Professor Cameron Pleydell-Pearce likened the current state of Britain’s steel industry to what happened to its nuclear sector: “We invested in reactors, testing processes, certification processes, all the capabilities needed for nuclear energy and then we completely divested ourselves from it,” he said.
“We sold some of our greatest bits of IP (intellectual property) and know-how to other countries. Now, we don’t have the supply chain or source of expertise needed to deliver what is a crucial part of the green energy transition around base load for nuclear power.
“If you do that with steel, it doesn’t just impact our energy, it impacts our transport, buildings and roads.”
Now that the UK Government has done a deal with Jaguar Land Rover, which is owned by Tata, to build its flagship car battery factory in Somerset with massive subsidies and energy support, ministers must afford the same generosity to the Port Talbot steel operation. Time is of the essence for the Port Talbot plant, which is the biggest industrial polluter in Wales. One of its two fossil-fuel powered blast furnaces will reach the end of its production life in 2026.
At the same time, Tata Steel estimates that its compliance costs could be £400m per year by 2026 under a realistic worst-case scenario. With these assets coming to an end, the steel giant is at the point where tearing down the blast furnaces would be the more appealing option.
Mr Chandrasekaran spoke of Tata’s preference to replace its blast furnaces with less carbon-intensive electric arc furnaces at the company’s 166th AGM last month. This would effectively see an end to primary steel making from raw materials with steel being made from recycled steel instead, significantly reducing emissions.
The UK is in a relatively positive position in terms of its supply of recycled steel.

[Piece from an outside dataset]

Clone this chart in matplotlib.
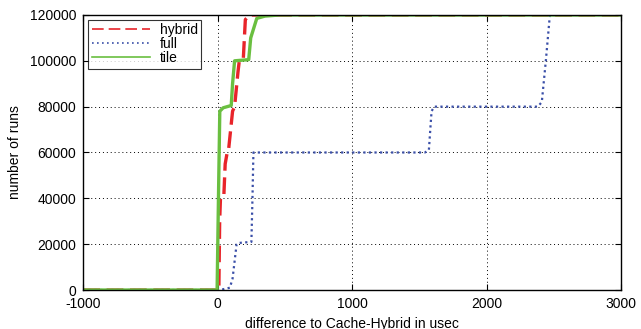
import matplotlib
matplotlib.use("Agg")
import matplotlib.pyplot as plt
from matplotlib.lines import Line2D
import numpy as np

plt.rcParams['font.family'] = ['Liberation Sans', 'DejaVu Sans']

# difference to Cache-Hybrid (usec) vs cumulative number of runs
hybrid_x = [-1000, 8, 14, 20, 45, 55, 70, 80, 110, 125, 150, 160, 190, 205, 240, 3000]
hybrid_y = [0, 0, 30000, 40000, 41000, 55000, 60000, 61000, 78000, 80000, 95000, 100000, 101000, 118000, 120000, 120000]

full_x = [-1000, 15, 90, 110, 140, 150, 250, 258, 265, 1540, 1570, 1590, 1610, 2380, 2410, 2440, 2470, 3000]
full_y = [0, 0, 1000, 5000, 20000, 20500, 21000, 40000, 60000, 60000, 61000, 78000, 80000, 80000, 82000, 100000, 120000, 120000]

tile_x = [-1000, -5, 5, 15, 40, 100, 110, 125, 230, 245, 290, 350, 460, 3000]
tile_y = [0, 0, 40000, 78000, 79500, 80500, 90000, 100000, 100500, 110000, 118500, 119500, 120000, 120000]

xticks = [-1000, 0, 1000, 2000, 3000]
yticks = [0, 20000, 40000, 60000, 80000, 100000, 120000]

red = '#e8242a'
blue = '#3a4fa8'
green = '#6abf40'

fig = plt.figure(figsize=(6.41, 3.29), dpi=100)
ax = fig.add_axes([0.13, 0.1185, 0.839, 0.836])

ax.plot(hybrid_x, hybrid_y, color=red, linestyle=(0, (5, 2)), linewidth=2.4)
ax.plot(full_x, full_y, color=blue, linestyle=(0, (1, 1.5)), linewidth=1.6)
ax.plot(tile_x, tile_y, color=green, linestyle='-', linewidth=2.4)

ax.set_xlim(-1000, 3000)
ax.set_ylim(0, 120000)
ax.set_xticks(xticks, [str(t) for t in xticks])
ax.set_yticks(yticks, [str(t) for t in yticks])
ax.tick_params(direction='in', top=True, right=True, labelsize=10, length=4)
ax.tick_params(axis='x', pad=5)
ax.tick_params(axis='y', pad=5)
ax.grid(True, color='black', linestyle=(0, (1, 3)), linewidth=0.7)

ax.set_xlabel('difference to Cache-Hybrid in usec', fontsize=10, labelpad=4)
ax.set_ylabel('number of runs', fontsize=10, labelpad=6)

for s in ax.spines.values():
    s.set_linewidth(1.0)

handles = [
    Line2D([], [], color=red, linestyle=(0, (7, 3)), linewidth=1.2),
    Line2D([], [], color=blue, linestyle=(0, (1, 2)), linewidth=1.2),
    Line2D([], [], color=green, linestyle='-', linewidth=1.2),
]
leg = ax.legend(handles, ['hybrid', 'full', 'tile'], loc='upper left', fontsize=10,
                frameon=True, fancybox=False, edgecolor='black', borderpad=0.25,
                labelspacing=0.0, handlelength=4.2, handletextpad=0.7,
                borderaxespad=0.35)
leg.get_frame().set_linewidth(0.8)

fig.savefig('out.png', dpi=100)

Of the 10 million tonnes of scrap steel the UK produce we export around eight million tonnes. There is huge potential for the UK to become scrap intensive and self-sufficient in steel production. Before materials, such as iron ore and coke, can be used in the blast furnace to make molten iron, they have to be processed at the sinter plant and coke ovens on site.
This means if the blast furnaces were to be replaced by electric arc furnaces these processes would no longer be needed, meaning that the size of the plant and workforce numbers would dramatically reduce.
No official numbers have been published, but looking at similar plant configurations the workforce could look more like 1,500 under an electric arc furnace. It’s significant, but realistically it would take around five years to build an electric arc furnace and get it connected to the grid before it could begin producing steel.
Port Talbot has an ageing workforce and significant skills gap among those aged between 20 to 40. Given that the retirement age at Tata Steel UK is 55, this transition could be achievable by the time an electric arc furnace is up and running.
The possibility of using steel made in Port Talbot to grow Wales’ own renewable energy supply in floating offshore wind (FLOW) has also been discussed in the last year as a result of plans for a 4GW wind farm in the Celtic Sea. Steel made in Port Talbot, which has the only local deep-water harbour and capacity to manufacture and fabricate steel turbines, could be used to build the foundations and structures needed for the wind turbines off the Welsh coast in partnership with RWE.
If that is realised, that could create a number of new jobs, not to mention those thousands of jobs being promised as a result of Port Talbot achieving freeport status under the Celtic Freeport bid.
It is a gamble investing in the decarbonisation of British steel, but there’s an even greater risk not to make that investment.